The Graduale Romanum, or Roman Gradual, comes… from Rome! It contains the chants for the Mass in the Roman Rite of the Catholic Church.
The early church in Rome worshipped by singing the psalms :
In the early church the psalms are prayed and sung as hymns to Christ. Christ himself thus becomes the choir director who teaches us the new song and gives the Church the tone and the way in which she can praise God appropriately and blend into the heavenly liturgy.
Ratzinger, New Song, 96–97 quoted by Mark Daniel Kirby – Sacred Music 2009
The Church holds her ear to the psalter to learn from the psalms not only her own song, but the song of Christ as well. In the antiphons and psalmody of the Graduale Romanum, the Graduale Simplex, the antiphonal of the hours, and other liturgical books, Christ is present as the one addressing the Father, as the one addressing the church, or as the one to whom the church addresses her supplications and her praise.

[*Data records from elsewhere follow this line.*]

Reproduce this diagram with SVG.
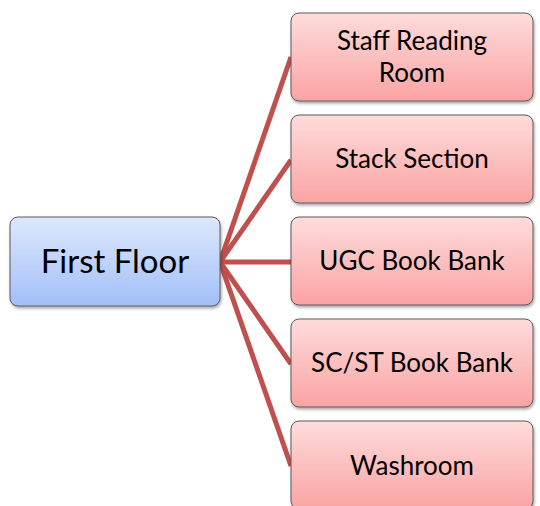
<svg xmlns="http://www.w3.org/2000/svg" width="540" height="506" viewBox="0 0 540 506">
<defs>
<linearGradient id="gb" x1="0" y1="0" x2="0" y2="1">
<stop offset="0" stop-color="#DDE8FC"/><stop offset="1" stop-color="#A2BFF8"/>
</linearGradient>
<linearGradient id="gp" x1="0" y1="0" x2="0" y2="1">
<stop offset="0" stop-color="#FEDCDC"/><stop offset="1" stop-color="#FBA3A3"/>
</linearGradient>
<filter id="sh" x="-10%" y="-10%" width="120%" height="130%">
<feDropShadow dx="1" dy="2" stdDeviation="1.5" flood-color="#000" flood-opacity="0.35"/>
</filter>
</defs>
<style>
.b{stroke:#5a5a5a;stroke-width:1;filter:url(#sh)}
.t{font-family:Lato,"Liberation Sans",sans-serif;fill:#000;text-anchor:middle}
.s{font-size:26px}
.c line{stroke:#C0504D;stroke-width:5}
</style>
<rect width="540" height="506" fill="#fff"/>
<g class="c" id="connectors">
<line x1="220" y1="262" x2="291" y2="57"/>
<line x1="220" y1="262" x2="291" y2="160"/>
<line x1="220" y1="262" x2="291" y2="262"/>
<line x1="220" y1="262" x2="291" y2="364"/>
<line x1="220" y1="262" x2="291" y2="466"/>
</g>
<g id="first-floor">
<rect class="b" x="10" y="217" width="210" height="89" rx="8" fill="url(#gb)"/>
<text class="t" x="115" y="273" font-size="33">First Floor</text>
</g>
<g id="staff-reading-room">
<rect class="b" x="291" y="13" width="242" height="88" rx="8" fill="url(#gp)"/>
<text class="t s" x="412" y="50">Staff Reading</text>
<text class="t s" x="412" y="82">Room</text>
</g>
<g id="stack-section">
<rect class="b" x="291" y="115" width="242" height="88" rx="8" fill="url(#gp)"/>
<text class="t s" x="412" y="168">Stack Section</text>
</g>
<g id="ugc-book-bank">
<rect class="b" x="291" y="217" width="242" height="88" rx="8" fill="url(#gp)"/>
<text class="t s" x="412" y="270">UGC Book Bank</text>
</g>
<g id="scst-book-bank">
<rect class="b" x="291" y="319" width="242" height="88" rx="8" fill="url(#gp)"/>
<text class="t s" x="412" y="372">SC/ST Book Bank</text>
</g>
<g id="washroom">
<rect class="b" x="291" y="421" width="242" height="88" rx="8" fill="url(#gp)"/>
<text class="t s" x="412" y="475">Washroom</text>
</g>
</svg>
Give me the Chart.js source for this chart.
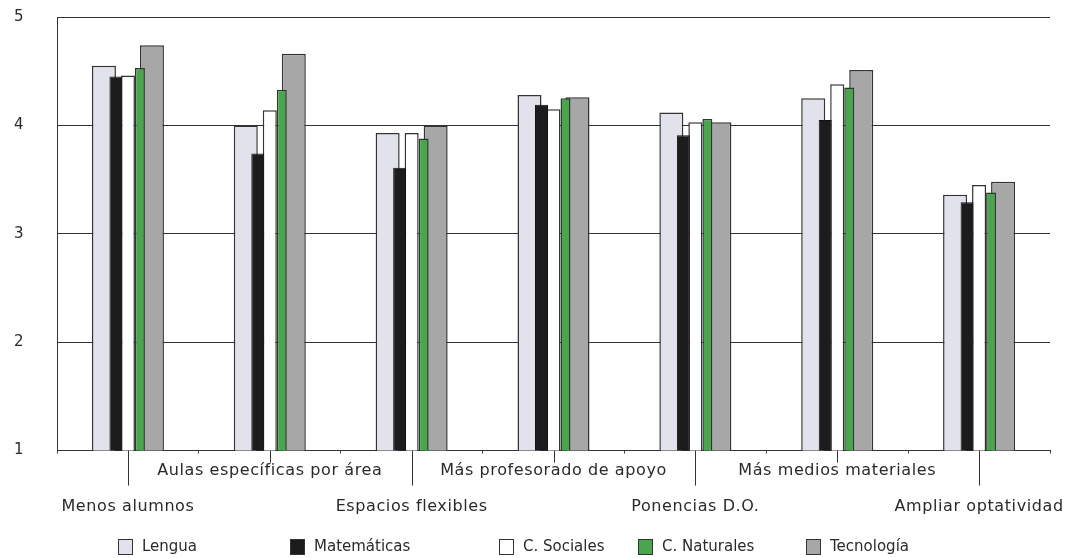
<!DOCTYPE html>
<html lang="es">
<head>
<meta charset="UTF-8">
<title>Propuestas de mejora por área</title>
<script src="https://cdn.jsdelivr.net/npm/chart.js"></script>
<style>
  html, body { margin: 0; padding: 0; background: #fff; }
  #wrap { width: 1090px; height: 558px; position: relative; }
</style>
</head>
<body>
<div id="wrap"><canvas id="chart"></canvas></div>
<script>
// categorias (eje X)
const categories = ['Menos alumnos', 'Aulas específicas por área', 'Espacios flexibles',
  'Más profesorado de apoyo', 'Ponencias D.O.', 'Más medios materiales', 'Ampliar optatividad'];

// valoraciones medias por área
const lengua      = [4.55, 4.00, 3.93, 4.28, 4.12, 4.25, 3.36];
const matematicas = [4.45, 3.74, 3.61, 4.19, 3.91, 4.05, 3.29];
const sociales    = [4.46, 4.14, 3.93, 4.15, 4.03, 4.38, 3.45];
const naturales   = [4.53, 4.33, 3.88, 4.25, 4.06, 4.35, 3.38];
const tecnologia  = [4.74, 4.66, 4.00, 4.26, 4.03, 4.51, 3.48];

const yTicks = [1, 2, 3, 4, 5];

const FONT = '"DejaVu Sans", sans-serif';
const INK = '#2a2a2a';

// orden de pintado (de abajo a arriba), independiente de la posicion en el grupo
const zOrder = [4, 0, 2, 1, 3];

const drawOrder = {
  id: 'drawOrder',
  beforeDraw(chart) {
    // la tipografia original es mas ancha
    chart.ctx.letterSpacing = '0.6px';
  },
  beforeDatasetsDraw(chart) {
    const ctx = chart.ctx, a = chart.chartArea;
    ctx.save();
    ctx.beginPath();
    ctx.rect(a.left, a.top - 5, a.right - a.left, a.bottom - a.top + 5);
    ctx.clip();
    zOrder.forEach(i => {
      const meta = chart.getDatasetMeta(i);
      if (meta.visible !== false) meta.controller.draw();
    });
    ctx.restore();
    return false;
  }
};

// lineas que unen cada grupo con su etiqueta
const labelLeaders = {
  id: 'labelLeaders',
  afterDraw(chart) {
    const xs = chart.scales.x, ctx = chart.ctx;
    ctx.save();
    ctx.strokeStyle = '#333';
    ctx.lineWidth = 1;
    categories.forEach((c, i) => {
      const px = Math.round(xs.getPixelForValue(i)) + 0.5;
      ctx.beginPath();
      ctx.moveTo(px, xs.top);
      ctx.lineTo(px, xs.top + (i % 2 === 0 ? 35 : 12));
      ctx.stroke();
    });
    ctx.restore();
  }
};

// leyenda dibujada a mano (espaciado irregular como en el original)
const boxLegend = {
  id: 'boxLegend',
  afterDraw(chart) {
    const ctx = chart.ctx;
    const lefts = [118, 290, 499, 638, 806];
    const cy = 547;
    ctx.save();
    ctx.letterSpacing = '0px';
    ctx.font = '15px ' + FONT;
    ctx.textBaseline = 'middle';
    chart.data.datasets.forEach((ds, i) => {
      const x = lefts[i];
      ctx.fillStyle = ds.backgroundColor;
      ctx.fillRect(x, cy - 8, 15, 16);
      ctx.strokeStyle = '#333';
      ctx.lineWidth = 1;
      ctx.strokeRect(x + 0.5, cy - 7.5, 14, 15);
      ctx.fillStyle = INK;
      ctx.fillText(ds.label, x + 24, cy);
    });
    ctx.restore();
  }
};

const slot = 0.423; // parte de la categoria que ocupa el grupo

new Chart(document.getElementById('chart'), {
  type: 'bar',
  data: {
    labels: categories,
    datasets: [
      { label: 'Lengua', data: lengua, backgroundColor: '#e2e2ec', borderColor: '#333',
        borderWidth: 1.5, barPercentage: 2.0, categoryPercentage: slot },
      { label: 'Matemáticas', data: matematicas, backgroundColor: '#1c1c1c', borderColor: '#111',
        borderWidth: 1, barPercentage: 1.08, categoryPercentage: slot },
      { label: 'C. Sociales', data: sociales, backgroundColor: '#ffffff', borderColor: '#333',
        borderWidth: 1.5, barPercentage: 1.17, categoryPercentage: slot },
      { label: 'C. Naturales', data: naturales, backgroundColor: '#4aa64e', borderColor: '#2c3a2c',
        borderWidth: 1.5, barPercentage: 0.83, categoryPercentage: slot },
      { label: 'Tecnología', data: tecnologia, backgroundColor: '#a7a7a7', borderColor: '#333',
        borderWidth: 1.5, barPercentage: 2.0, categoryPercentage: slot }
    ]
  },
  options: {
    responsive: true,
    maintainAspectRatio: false,
    animation: false,
    layout: { padding: { left: 14, right: 40, top: 0, bottom: 34 } },
    plugins: {
      legend: { display: false },
      tooltip: { enabled: false }
    },
    scales: {
      x: {
        grid: { display: true, drawOnChartArea: false, offset: true, tickLength: 3, color: '#444' },
        border: { display: true, color: '#333', width: 1 },
        ticks: {
          autoSkip: false,
          maxRotation: 0,
          minRotation: 0,
          padding: 0,
          color: INK,
          font: { family: FONT, size: 16, lineHeight: 2.2 },
          callback: (v, i) => i % 2 === 0 ? ['', categories[i]] : [categories[i]]
        }
      },
      y: {
        min: 1,
        max: 5,
        afterBuildTicks: (axis) => { axis.ticks = yTicks.map(v => ({ value: v })); },
        afterFit: (axis) => { axis.width = 43; },
        grid: { color: '#333', lineWidth: 1, drawTicks: false },
        border: { display: true, color: '#333', width: 1 },
        ticks: {
          padding: 8,
          crossAlign: 'far',
          color: INK,
          font: { family: FONT, size: 15 }
        }
      }
    }
  },
  plugins: [drawOrder, labelLeaders, boxLegend]
});
</script>
</body>
</html>
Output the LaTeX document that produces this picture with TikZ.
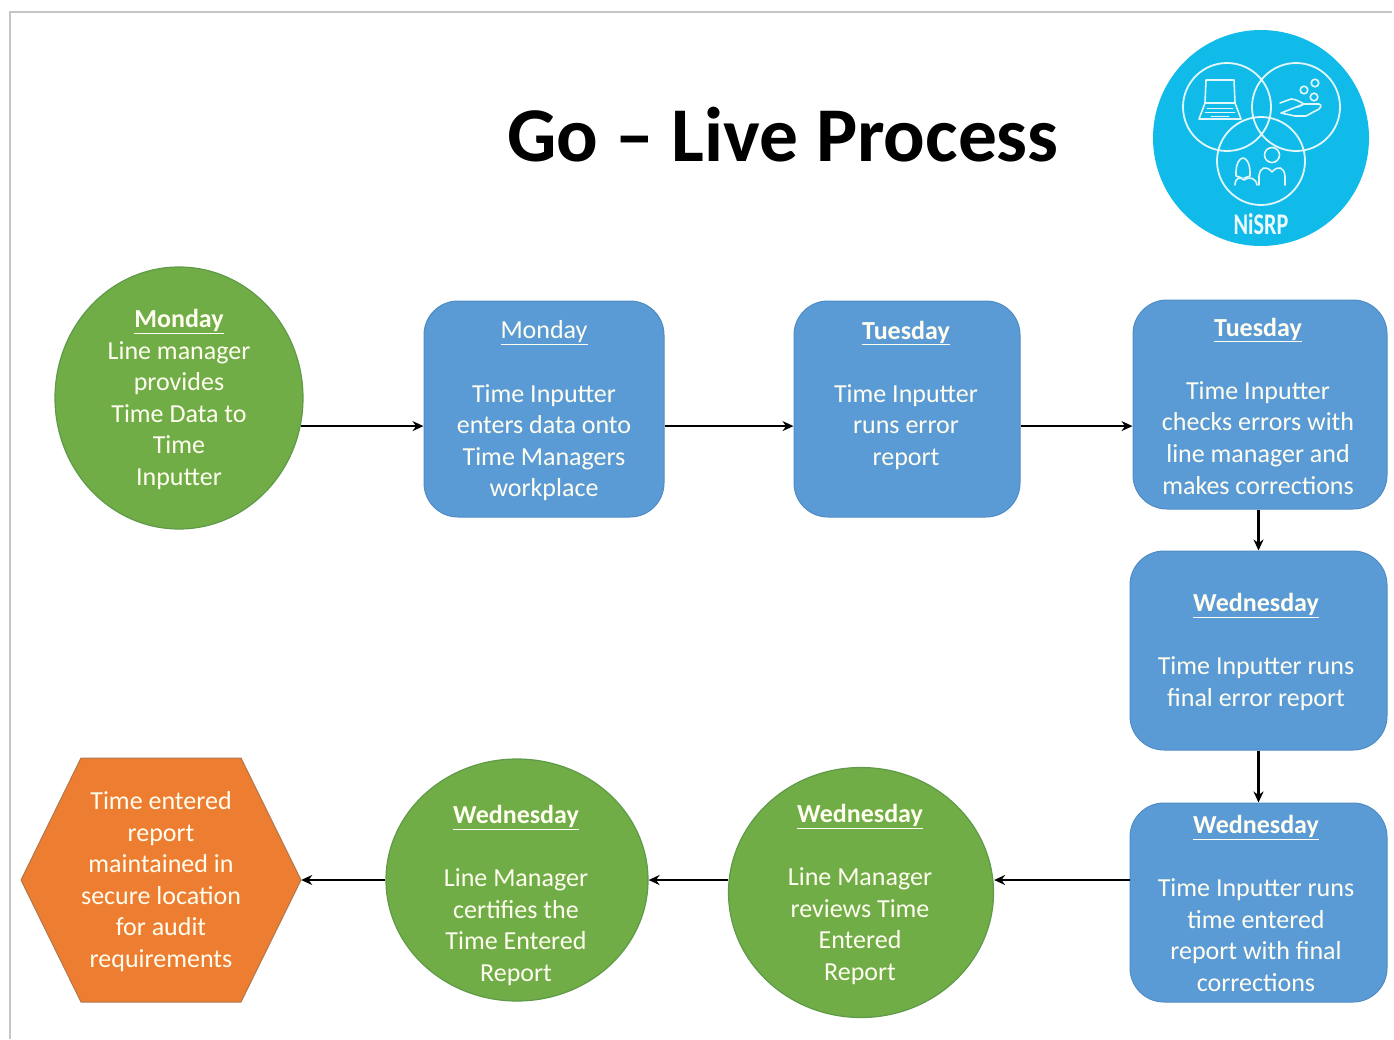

Mark Daniel Kirby – Sacred Music 2009
This “song of Christ” was not written down as music on paper for centuries, but lived as an oral tradition in the liturgy of the early Church. The oldest records of the music of the mass notated are from the 9th and 10th century, and they look like this:

The musical writing above the text is just mnemonic: a shorthand for the singer to help remember the melody. But the writing cannot yet replace oral transmission. Only in the 11th century were lines added, and in the 14th century the shorthand became “square notes”, so that the singer could better see if the note was on the line, or in the space between the line. Below is the current “square notes” setting of “Gustate et Videte”, a communion antiphon, along with the writing that accompanied that text in the liturgy songbooks from the 9th century (in Red, from a Swiss monastery) and 10th century (in black, from a French monastery):

Hopefully, this example shows how the “song of Christ” in the Graduale Romanum has been transmitted so we can sing the Mass today in communion with all the saints who sang the same melodies throughout the centuries. “Gustate et Videte” will be sung this coming Sunday in the Traditional Latin Mass.